- Native name: ورێیا ڕەسووڵ ساڵح هەولێری
- Other name: Abu Abdullah al-Shafi'i
- Born: Zakho, Iraqi Kurdistan
- Allegiance: Ansar al-Islam Jamaat Ansar al-Sunna
- Known for: Leader of Ansar al-Islam and Jamaat Ansar al-Sunna, Kurdish jihadist veteran.
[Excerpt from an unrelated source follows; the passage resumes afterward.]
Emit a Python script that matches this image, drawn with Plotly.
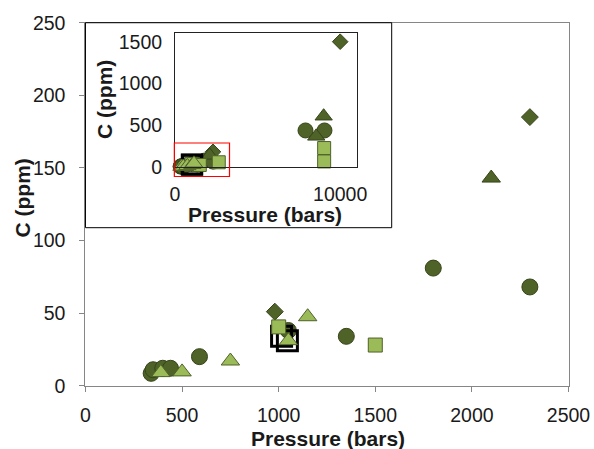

In 2010, he was arrested and imprisoned in Abu Ghraib prison.
- Conflicts: War on terror War in Afghanistan (2001–2021); Iraq War Iraqi insurgency (2003–2011); ; Iraqi conflict; ; Chechen–Russian conflict Insurgency in the North Caucasus; ;
- Children: Abdullah (son)

= Abu Abdullah al-Shafi'i =

Iraqi islamist militant

Wirya Rasoul Salih Hawleri (وریا ڕەسووڵ ساڵح هەولێری), known as Abu Abdullah al-Shafi'i (ابو عبدالله الشافعي; Father of Abdullah, the Shafi'i), is the former leader of Ansar al-Islam, Jamaat Ansar al-Sunna, and Jama'at Ansar al-Islam. Born in Zakho, Iraqi Kurdistan, he is a Kurdish veteran of jihad in Afghanistan and Chechnya. On 3 May 2010, he was captured by the Iraqi government along with seven others.